A level-par 71 was enough for halfway joint-leader Uihlein to remain at the head of the field and the American will look to take inspiration from the US Open victory of his former house-mate Brooks Koepka.

“I think it was coming for BK, he’s been playing awesome,” Uihlein said. “I was excited for him. I felt like the way that course set up, it was pretty tailor-made for him.

“It was awesome to see.
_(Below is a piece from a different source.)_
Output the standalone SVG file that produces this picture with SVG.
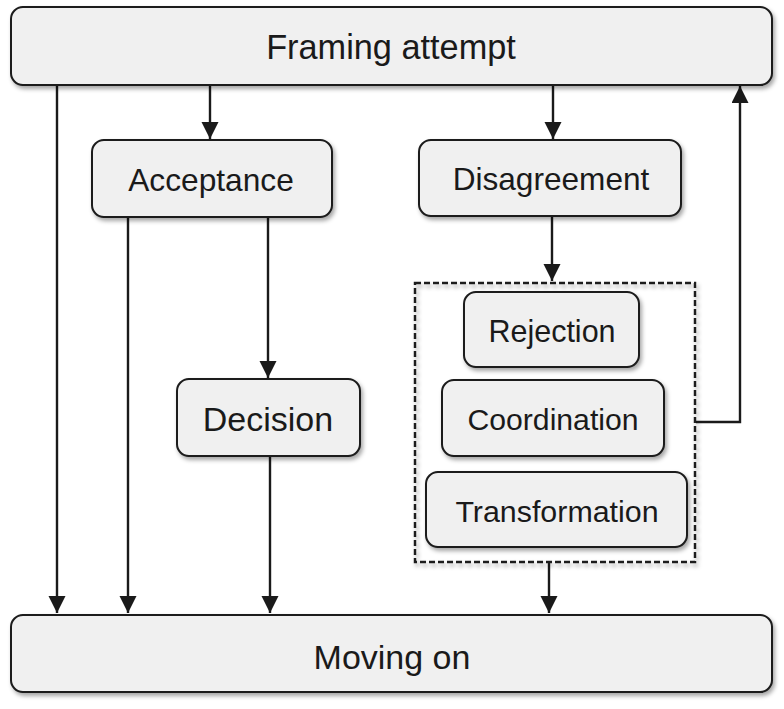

He striped it down the stretch and that was pretty awesome.”

Uihlein and Bjork enjoyed a one-shot lead over Pieters, Tommy Fleetwood and Andy Sullivan, whose 68 equalled the lowest score of a wet and windy day on the outskirts of Paris.

Fleetwood, who was fourth behind Koepka at Erin Hills and followed up with a tie for sixth in last week’s BMW International Open, carded three birdies and three bogeys in his 71.

The 26-year-old from Southport, who won his second European Tour title in Abu Dhabi in January, said: “It’s been a great year so far, but you have to keep it going, don’t you?

“I’ve said it all the time this year, but when you’ve had a year of struggling, you really do appreciate being in contention on a Sunday. It doesn’t get any better than this; these events, great players, great course, Sunday, trying to win it.”

Welshman Bradley Dredge is just two shots off the lead after a third straight 69, with Ross Fisher, Paul Waring and halfway joint-leader Adrian Otaegui a shot further back on five under.

Waring held the outright lead after his fourth birdie of the day on the 14th, but double-bogeyed the 15th and 18th after finding the water with his approach on both holes.

Paul Dunne closed with a double-bogey six as he posted a two-under 73 that saw him drop back to two over for the tournament.

Chris Wood struggled to a third round of 79 to lie eight over par before withdrawing from the event due to injury.